Review
When you've followed Buffy for a while, you'll notice that once or twice a season the producers like to stir things up - like a small boy poking a stick into an ant's nest. This two-part story is outstanding. By the end of it there's hardly a character whose life hasn't undergone some emotional turmoil or a dramatic upheaval.
Whedon's script, which ruminates on friendship, loyalty, trust and betrayal, has beautifully honed dialogue, and exhibits his customary command of the dynamic relationships between the lead characters.
Angel's reversion to the dark side is a wholly welcome dramatic masterstroke, and introduces some tantalising sexual rivalry between Spike and Angel for Drusilla's affections. As the revitalised Angel David Boreanaz is finally given something more to do than mope about looking sulky, and makes the threat he now poses to Buffy seem quite tangible: "She made me feel like a human being. That's not the kind of thing you just forgive…"
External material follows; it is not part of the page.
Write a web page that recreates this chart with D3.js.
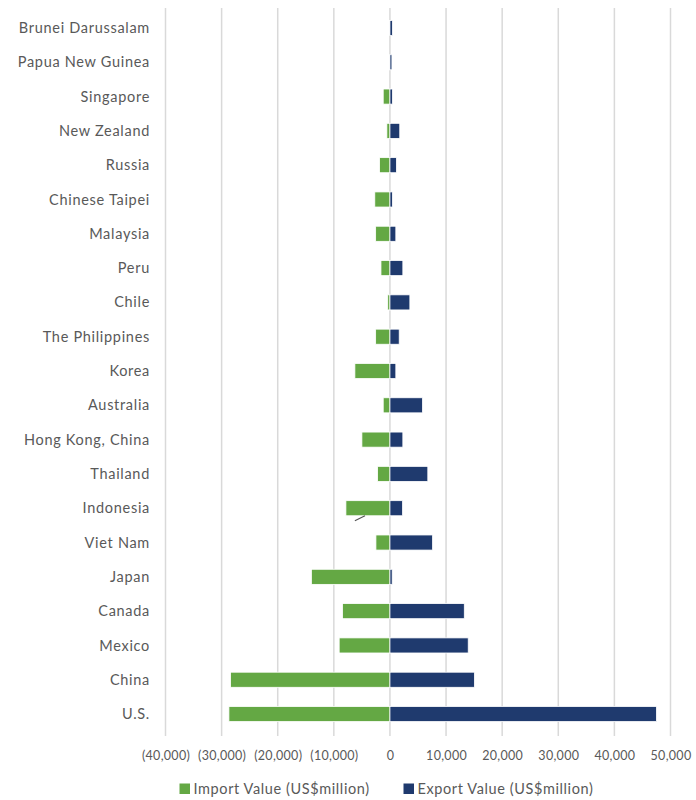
<!DOCTYPE html>
<html>
<head>
<meta charset="utf-8">
<script src="https://cdn.jsdelivr.net/npm/d3@7"></script>
<style>
  html, body { margin: 0; padding: 0; background: #fff; }
  svg { display: block; }
  text { font-family: Lato, "Open Sans", sans-serif; fill: #595959; }
</style>
</head>
<body>
<svg id="chart" width="696" height="800"></svg>
<script>
const categories = ["Brunei Darussalam","Papua New Guinea","Singapore","New Zealand","Russia","Chinese Taipei","Malaysia","Peru","Chile","The Philippines","Korea","Australia","Hong Kong, China","Thailand","Indonesia","Viet Nam","Japan","Canada","Mexico","China","U.S."];
const importValues = [-100,-100,-1200,-550,-1850,-2700,-2550,-1600,-400,-2550,-6250,-1200,-5000,-2200,-7850,-2500,-14000,-8450,-9050,-28400,-28700];
const exportValues = [450,350,450,1750,1150,450,1050,2300,3550,1650,1050,5800,2300,6750,2250,7600,400,13250,13950,15050,47500];
const tickValues = [-40000,-30000,-20000,-10000,0,10000,20000,30000,40000,50000];
const seriesNames = ["Import Value (US$million)","Export Value (US$million)"];
const seriesColors = ["#64a844","#1f3a6e"];

const svg = d3.select("#chart");
const plotLeft = 165.5, plotRight = 670.5, plotTop = 10.8, plotBottom = 731.2;

const x = d3.scaleLinear().domain([-40000, 50000]).range([plotLeft, plotRight]);
const y = d3.scaleBand().domain(categories).range([plotTop, plotBottom]).paddingInner(0.56).paddingOuter(0.28);

// gridlines
svg.append("g").selectAll("line").data(tickValues).join("line")
  .attr("x1", d => x(d)).attr("x2", d => x(d))
  .attr("y1", 8).attr("y2", 736)
  .attr("stroke", "#d9d9d9").attr("stroke-width", 1.5);

// bars
const rows = categories.map((c, i) => ({c, imp: importValues[i], exp: exportValues[i]}));
const bars = svg.append("g");
bars.selectAll("rect.imp").data(rows).join("rect").attr("class","imp")
  .attr("x", d => x(d.imp)).attr("width", d => x(0) - x(d.imp))
  .attr("y", d => y(d.c)).attr("height", y.bandwidth())
  .attr("fill", seriesColors[0]).attr("stroke", "#fff").attr("stroke-width", 0.8);
bars.selectAll("rect.exp").data(rows).join("rect").attr("class","exp")
  .attr("x", x(0)).attr("width", d => x(d.exp) - x(0))
  .attr("y", d => y(d.c)).attr("height", y.bandwidth())
  .attr("fill", seriesColors[1]).attr("stroke", "#fff").attr("stroke-width", 0.8);

// small leader-line artifact near Indonesia
svg.append("line")
  .attr("x1", x(-6250)).attr("x2", x(-4450))
  .attr("y1", y("Indonesia") + y.bandwidth() + 5).attr("y2", y("Indonesia") + y.bandwidth())
  .attr("stroke", "#555").attr("stroke-width", 1.2);

// category labels
const fmt = d => d < 0 ? "(" + d3.format(",")(-d) + ")" : d3.format(",")(d);
const yAxis = d3.axisLeft(y).tickSize(0).tickPadding(0);
const yg = svg.append("g").attr("transform", `translate(150,0)`).call(yAxis);
yg.select(".domain").remove();
yg.selectAll("text").style("font-family", "Lato, sans-serif").style("font-size", "14.5px")
  .style("letter-spacing", "0.7px").attr("fill", "#595959").attr("dy", "0.35em");

// x axis
const xAxis = d3.axisBottom(x).tickValues(tickValues).tickFormat(fmt).tickSize(0).tickPadding(0);
const xg = svg.append("g").attr("transform", `translate(0,756)`).call(xAxis);
xg.select(".domain").remove();
xg.selectAll("text").style("font-family", "Lato, sans-serif").style("font-size", "12.5px")
  .style("letter-spacing", "0.3px").attr("fill", "#595959").attr("dy", "0.35em");

// legend
const legend = svg.append("g");
const legendX = [179.5, 403.5];
seriesNames.forEach((n, i) => {
  legend.append("rect").attr("x", legendX[i]).attr("y", 783.5).attr("width", 10.5).attr("height", 10.5).attr("fill", seriesColors[i]);
  legend.append("text").attr("x", legendX[i] + 14).attr("y", 789).attr("dy", "0.35em")
    .style("font-size", "14.5px").style("letter-spacing", "0.6px").text(n);
});
</script>
</body>
</html>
It's Juliet Landau as Drusilla who steals the show, though, with a mesmerising portrayal of madness. There's a magical moment when she tells Spike she's named all the stars: "But I've named them all the same name, and there's terrible confusion…"
If there's one disappointing aspect to Innocence, it's that The Judge, whose ominous reputation had been trumpeted throughout Surprise, turns out to be a rather impotent villain, and this deflates some of the episode's power. The way he is dispatched, though, is satisfying, and amusingly confounds the audience's expectations.